Data for this task:

————

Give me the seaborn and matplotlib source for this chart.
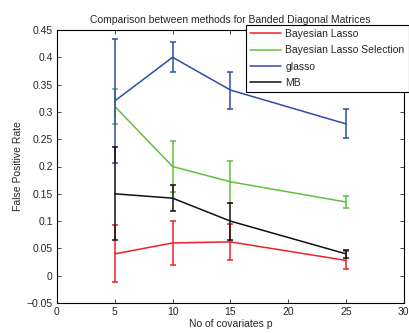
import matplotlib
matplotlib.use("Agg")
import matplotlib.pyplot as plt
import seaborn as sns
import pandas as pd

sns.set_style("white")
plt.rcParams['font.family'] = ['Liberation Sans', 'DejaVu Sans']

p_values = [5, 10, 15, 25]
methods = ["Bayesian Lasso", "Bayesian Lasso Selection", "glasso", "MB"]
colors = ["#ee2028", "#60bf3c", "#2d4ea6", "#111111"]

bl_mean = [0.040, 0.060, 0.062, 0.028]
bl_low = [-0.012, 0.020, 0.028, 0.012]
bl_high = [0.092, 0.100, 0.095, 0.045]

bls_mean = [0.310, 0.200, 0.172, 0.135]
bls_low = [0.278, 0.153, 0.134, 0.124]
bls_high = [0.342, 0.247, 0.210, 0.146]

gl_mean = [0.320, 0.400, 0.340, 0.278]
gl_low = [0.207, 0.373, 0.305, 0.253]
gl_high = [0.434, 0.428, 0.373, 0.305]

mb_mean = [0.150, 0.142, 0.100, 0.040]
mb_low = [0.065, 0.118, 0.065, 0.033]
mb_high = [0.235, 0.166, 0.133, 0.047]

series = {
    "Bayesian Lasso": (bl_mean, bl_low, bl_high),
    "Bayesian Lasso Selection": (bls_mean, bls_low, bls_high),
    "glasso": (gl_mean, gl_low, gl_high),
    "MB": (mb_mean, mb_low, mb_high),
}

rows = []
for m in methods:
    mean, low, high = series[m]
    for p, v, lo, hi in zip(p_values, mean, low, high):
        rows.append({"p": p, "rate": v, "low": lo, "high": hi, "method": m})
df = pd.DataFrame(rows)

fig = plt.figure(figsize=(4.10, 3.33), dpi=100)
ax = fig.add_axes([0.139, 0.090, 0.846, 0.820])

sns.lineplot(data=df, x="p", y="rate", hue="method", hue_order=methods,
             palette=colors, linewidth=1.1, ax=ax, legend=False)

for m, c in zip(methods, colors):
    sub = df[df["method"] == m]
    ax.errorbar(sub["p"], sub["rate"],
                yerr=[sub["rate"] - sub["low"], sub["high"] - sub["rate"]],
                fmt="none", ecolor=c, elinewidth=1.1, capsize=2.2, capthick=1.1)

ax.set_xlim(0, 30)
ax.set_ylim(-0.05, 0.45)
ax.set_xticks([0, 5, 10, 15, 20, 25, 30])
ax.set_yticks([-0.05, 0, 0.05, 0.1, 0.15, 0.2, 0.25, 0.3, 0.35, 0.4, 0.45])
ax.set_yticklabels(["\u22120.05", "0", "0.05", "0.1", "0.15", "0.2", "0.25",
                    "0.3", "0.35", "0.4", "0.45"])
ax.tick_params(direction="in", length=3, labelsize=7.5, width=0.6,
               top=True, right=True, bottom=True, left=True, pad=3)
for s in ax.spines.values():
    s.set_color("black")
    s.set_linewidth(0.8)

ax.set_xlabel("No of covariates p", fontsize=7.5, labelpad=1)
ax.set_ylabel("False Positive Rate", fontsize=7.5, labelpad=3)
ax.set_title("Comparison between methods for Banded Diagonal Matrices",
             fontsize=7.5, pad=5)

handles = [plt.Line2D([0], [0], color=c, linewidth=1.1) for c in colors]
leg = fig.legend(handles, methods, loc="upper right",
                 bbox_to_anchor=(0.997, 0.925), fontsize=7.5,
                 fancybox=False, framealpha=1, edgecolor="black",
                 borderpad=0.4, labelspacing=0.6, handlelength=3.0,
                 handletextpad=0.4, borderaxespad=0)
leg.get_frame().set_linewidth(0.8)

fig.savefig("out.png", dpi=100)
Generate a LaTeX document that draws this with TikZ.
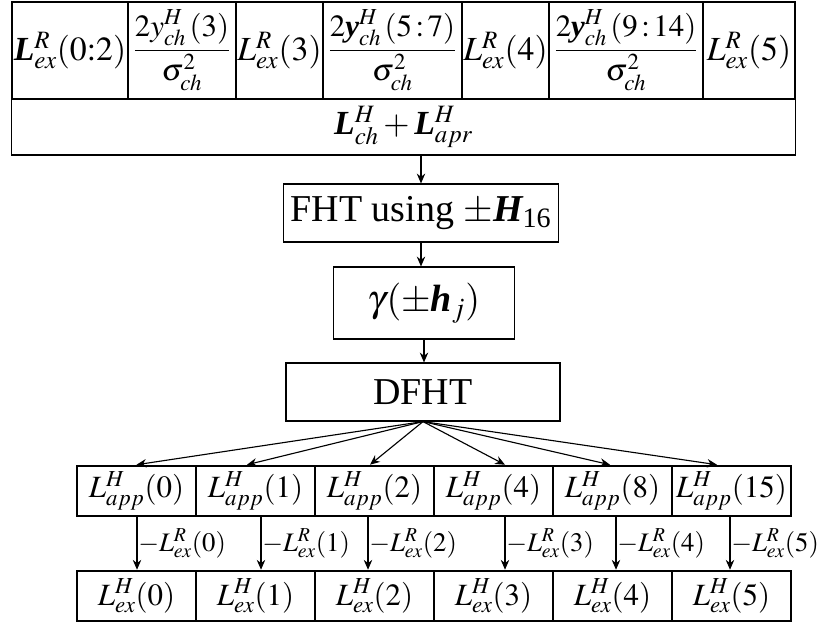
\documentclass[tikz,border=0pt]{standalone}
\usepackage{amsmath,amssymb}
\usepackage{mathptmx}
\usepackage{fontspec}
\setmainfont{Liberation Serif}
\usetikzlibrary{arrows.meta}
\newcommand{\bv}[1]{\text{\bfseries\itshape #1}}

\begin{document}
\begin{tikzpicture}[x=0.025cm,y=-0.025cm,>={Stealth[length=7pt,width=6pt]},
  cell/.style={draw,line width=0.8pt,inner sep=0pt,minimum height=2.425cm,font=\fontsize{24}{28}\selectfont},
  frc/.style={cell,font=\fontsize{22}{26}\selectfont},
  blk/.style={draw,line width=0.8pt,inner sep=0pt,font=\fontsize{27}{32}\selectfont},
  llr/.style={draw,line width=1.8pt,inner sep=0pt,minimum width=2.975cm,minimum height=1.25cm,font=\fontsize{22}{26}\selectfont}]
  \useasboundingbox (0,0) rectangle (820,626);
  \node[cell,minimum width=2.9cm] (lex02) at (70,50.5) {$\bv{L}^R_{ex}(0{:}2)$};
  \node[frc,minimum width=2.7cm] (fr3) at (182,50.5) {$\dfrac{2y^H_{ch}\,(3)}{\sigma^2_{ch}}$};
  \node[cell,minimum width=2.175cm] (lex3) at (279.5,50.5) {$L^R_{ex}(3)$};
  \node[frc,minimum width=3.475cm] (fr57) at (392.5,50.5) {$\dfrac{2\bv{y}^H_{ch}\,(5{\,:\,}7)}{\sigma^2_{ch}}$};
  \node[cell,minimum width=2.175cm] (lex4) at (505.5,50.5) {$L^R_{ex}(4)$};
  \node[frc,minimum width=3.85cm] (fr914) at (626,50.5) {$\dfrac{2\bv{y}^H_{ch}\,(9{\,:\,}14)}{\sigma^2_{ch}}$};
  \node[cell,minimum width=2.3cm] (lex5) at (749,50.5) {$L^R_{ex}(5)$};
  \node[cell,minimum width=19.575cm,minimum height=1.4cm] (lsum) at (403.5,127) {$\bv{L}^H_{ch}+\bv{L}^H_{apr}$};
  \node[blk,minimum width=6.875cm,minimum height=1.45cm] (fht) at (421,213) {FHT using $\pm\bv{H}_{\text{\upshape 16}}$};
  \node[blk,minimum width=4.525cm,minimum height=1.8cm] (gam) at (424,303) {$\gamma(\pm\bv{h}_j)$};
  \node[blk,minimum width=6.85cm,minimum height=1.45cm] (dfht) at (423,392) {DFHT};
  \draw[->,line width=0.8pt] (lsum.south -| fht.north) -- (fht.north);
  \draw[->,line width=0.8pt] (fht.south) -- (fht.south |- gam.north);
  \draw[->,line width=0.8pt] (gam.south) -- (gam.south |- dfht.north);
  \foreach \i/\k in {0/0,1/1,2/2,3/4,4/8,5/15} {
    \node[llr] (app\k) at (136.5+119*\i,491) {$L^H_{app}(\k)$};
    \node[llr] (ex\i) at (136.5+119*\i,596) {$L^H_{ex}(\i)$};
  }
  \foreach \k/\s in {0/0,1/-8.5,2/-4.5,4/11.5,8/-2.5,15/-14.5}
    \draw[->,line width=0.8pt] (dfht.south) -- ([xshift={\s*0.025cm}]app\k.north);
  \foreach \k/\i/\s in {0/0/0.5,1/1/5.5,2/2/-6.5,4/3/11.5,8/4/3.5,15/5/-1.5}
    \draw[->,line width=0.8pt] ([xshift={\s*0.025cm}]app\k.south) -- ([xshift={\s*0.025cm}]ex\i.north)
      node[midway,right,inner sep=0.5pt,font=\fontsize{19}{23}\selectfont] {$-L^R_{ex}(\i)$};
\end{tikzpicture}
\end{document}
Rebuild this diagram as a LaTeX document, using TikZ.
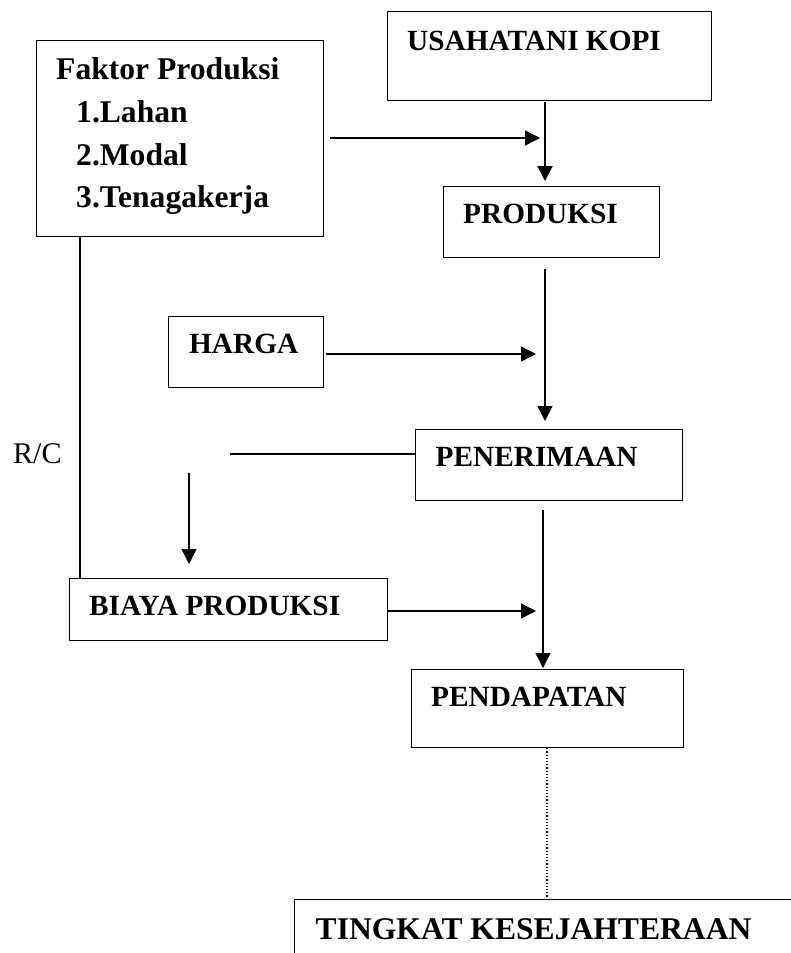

————

Given request: Pull out each line of the entries that contains "LaTeX".

In response:
Generate a LaTeX document that draws this with TikZ.
Rebuild this diagram as a LaTeX document, using TikZ.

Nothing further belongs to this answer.